## [WHAT TO WORK ON]
Repeat everything from the first line of the listing below through the line that contains "const toPts = (xs, ys)", exactly. Leave out pictures.

***** SOURCE DATA

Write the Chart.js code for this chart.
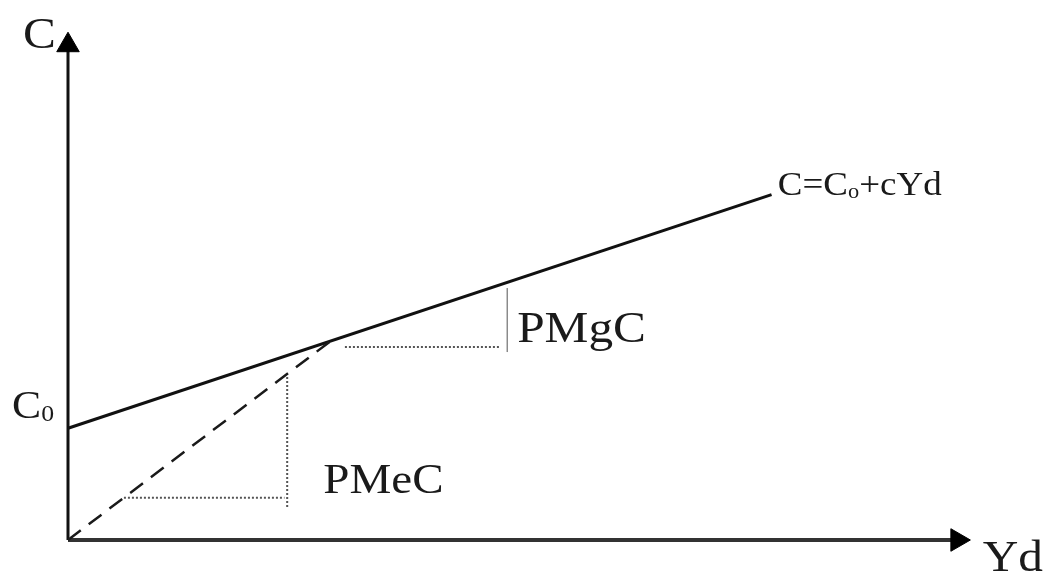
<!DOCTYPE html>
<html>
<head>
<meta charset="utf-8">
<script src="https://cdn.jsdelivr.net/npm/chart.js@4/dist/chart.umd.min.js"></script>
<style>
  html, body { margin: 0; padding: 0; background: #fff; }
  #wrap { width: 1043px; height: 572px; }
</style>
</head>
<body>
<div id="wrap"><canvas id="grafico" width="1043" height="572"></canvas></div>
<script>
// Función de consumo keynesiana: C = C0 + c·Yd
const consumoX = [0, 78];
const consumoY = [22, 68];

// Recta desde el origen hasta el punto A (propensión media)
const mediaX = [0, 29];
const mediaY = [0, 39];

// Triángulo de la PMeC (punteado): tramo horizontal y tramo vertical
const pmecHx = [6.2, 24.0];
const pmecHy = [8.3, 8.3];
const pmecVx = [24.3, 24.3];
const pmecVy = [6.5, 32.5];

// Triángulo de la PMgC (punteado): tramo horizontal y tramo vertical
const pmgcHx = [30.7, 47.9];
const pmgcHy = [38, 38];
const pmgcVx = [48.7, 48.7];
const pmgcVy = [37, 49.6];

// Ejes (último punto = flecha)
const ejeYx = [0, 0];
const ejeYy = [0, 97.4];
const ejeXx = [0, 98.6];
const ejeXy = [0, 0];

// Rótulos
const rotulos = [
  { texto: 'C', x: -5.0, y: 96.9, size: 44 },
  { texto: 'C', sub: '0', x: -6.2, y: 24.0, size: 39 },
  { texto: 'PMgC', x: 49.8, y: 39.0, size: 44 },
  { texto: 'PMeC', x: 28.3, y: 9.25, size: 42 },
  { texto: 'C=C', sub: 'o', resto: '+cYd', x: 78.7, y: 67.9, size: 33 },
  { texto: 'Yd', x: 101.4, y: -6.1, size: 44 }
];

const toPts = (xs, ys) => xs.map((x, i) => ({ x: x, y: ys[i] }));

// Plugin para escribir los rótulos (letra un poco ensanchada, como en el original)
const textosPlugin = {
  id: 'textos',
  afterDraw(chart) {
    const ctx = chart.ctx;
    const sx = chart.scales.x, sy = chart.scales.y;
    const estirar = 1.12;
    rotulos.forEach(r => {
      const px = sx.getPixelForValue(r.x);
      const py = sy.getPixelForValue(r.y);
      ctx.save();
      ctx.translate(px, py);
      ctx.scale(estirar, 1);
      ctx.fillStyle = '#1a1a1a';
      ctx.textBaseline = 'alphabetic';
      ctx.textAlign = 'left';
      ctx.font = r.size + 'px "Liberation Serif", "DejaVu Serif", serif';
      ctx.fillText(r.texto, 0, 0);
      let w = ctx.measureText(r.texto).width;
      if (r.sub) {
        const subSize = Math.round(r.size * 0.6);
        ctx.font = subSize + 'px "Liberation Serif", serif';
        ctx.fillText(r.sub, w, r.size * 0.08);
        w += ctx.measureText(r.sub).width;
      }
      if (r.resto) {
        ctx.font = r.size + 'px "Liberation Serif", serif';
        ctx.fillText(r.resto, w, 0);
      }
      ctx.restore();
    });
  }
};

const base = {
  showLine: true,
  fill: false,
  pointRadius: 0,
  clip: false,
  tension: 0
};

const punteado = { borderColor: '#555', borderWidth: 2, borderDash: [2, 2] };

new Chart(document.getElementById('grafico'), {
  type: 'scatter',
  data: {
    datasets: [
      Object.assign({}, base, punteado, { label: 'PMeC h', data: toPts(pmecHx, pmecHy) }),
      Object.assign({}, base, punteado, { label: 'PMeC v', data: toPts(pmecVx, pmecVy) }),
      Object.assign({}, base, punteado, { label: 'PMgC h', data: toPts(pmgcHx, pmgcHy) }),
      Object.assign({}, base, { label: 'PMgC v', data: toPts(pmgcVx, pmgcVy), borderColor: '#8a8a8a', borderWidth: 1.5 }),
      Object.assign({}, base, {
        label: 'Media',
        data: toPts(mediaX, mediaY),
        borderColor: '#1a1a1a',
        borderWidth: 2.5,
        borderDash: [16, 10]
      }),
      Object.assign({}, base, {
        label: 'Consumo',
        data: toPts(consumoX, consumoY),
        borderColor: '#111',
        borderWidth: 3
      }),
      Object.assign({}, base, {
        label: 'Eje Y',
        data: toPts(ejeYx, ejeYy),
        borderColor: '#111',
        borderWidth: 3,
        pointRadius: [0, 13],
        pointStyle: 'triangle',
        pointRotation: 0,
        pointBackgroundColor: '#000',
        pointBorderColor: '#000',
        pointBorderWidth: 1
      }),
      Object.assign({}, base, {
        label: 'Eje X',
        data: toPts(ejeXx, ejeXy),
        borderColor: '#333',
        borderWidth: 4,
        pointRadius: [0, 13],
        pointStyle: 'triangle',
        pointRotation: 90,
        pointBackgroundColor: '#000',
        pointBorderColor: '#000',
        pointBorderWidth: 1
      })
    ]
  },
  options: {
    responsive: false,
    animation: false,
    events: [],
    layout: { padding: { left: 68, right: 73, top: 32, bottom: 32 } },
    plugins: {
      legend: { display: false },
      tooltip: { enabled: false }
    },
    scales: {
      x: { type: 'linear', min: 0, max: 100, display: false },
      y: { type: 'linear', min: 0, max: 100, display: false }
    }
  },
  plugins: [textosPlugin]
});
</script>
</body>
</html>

**********

## [EXERCISE SOLUTION]
Write the Chart.js code for this chart.
<!DOCTYPE html>
<html>
<head>
<meta charset="utf-8">
<script src="https://cdn.jsdelivr.net/npm/chart.js@4/dist/chart.umd.min.js"></script>
<style>
  html, body { margin: 0; padding: 0; background: #fff; }
  #wrap { width: 1043px; height: 572px; }
</style>
</head>
<body>
<div id="wrap"><canvas id="grafico" width="1043" height="572"></canvas></div>
<script>
// Función de consumo keynesiana: C = C0 + c·Yd
const consumoX = [0, 78];
const consumoY = [22, 68];

// Recta desde el origen hasta el punto A (propensión media)
const mediaX = [0, 29];
const mediaY = [0, 39];

// Triángulo de la PMeC (punteado): tramo horizontal y tramo vertical
const pmecHx = [6.2, 24.0];
const pmecHy = [8.3, 8.3];
const pmecVx = [24.3, 24.3];
const pmecVy = [6.5, 32.5];

// Triángulo de la PMgC (punteado): tramo horizontal y tramo vertical
const pmgcHx = [30.7, 47.9];
const pmgcHy = [38, 38];
const pmgcVx = [48.7, 48.7];
const pmgcVy = [37, 49.6];

// Ejes (último punto = flecha)
const ejeYx = [0, 0];
const ejeYy = [0, 97.4];
const ejeXx = [0, 98.6];
const ejeXy = [0, 0];

// Rótulos
const rotulos = [
  { texto: 'C', x: -5.0, y: 96.9, size: 44 },
  { texto: 'C', sub: '0', x: -6.2, y: 24.0, size: 39 },
  { texto: 'PMgC', x: 49.8, y: 39.0, size: 44 },
  { texto: 'PMeC', x: 28.3, y: 9.25, size: 42 },
  { texto: 'C=C', sub: 'o', resto: '+cYd', x: 78.7, y: 67.9, size: 33 },
  { texto: 'Yd', x: 101.4, y: -6.1, size: 44 }
];

const toPts = (xs, ys) => xs.map((x, i) => ({ x: x, y: ys[i] }));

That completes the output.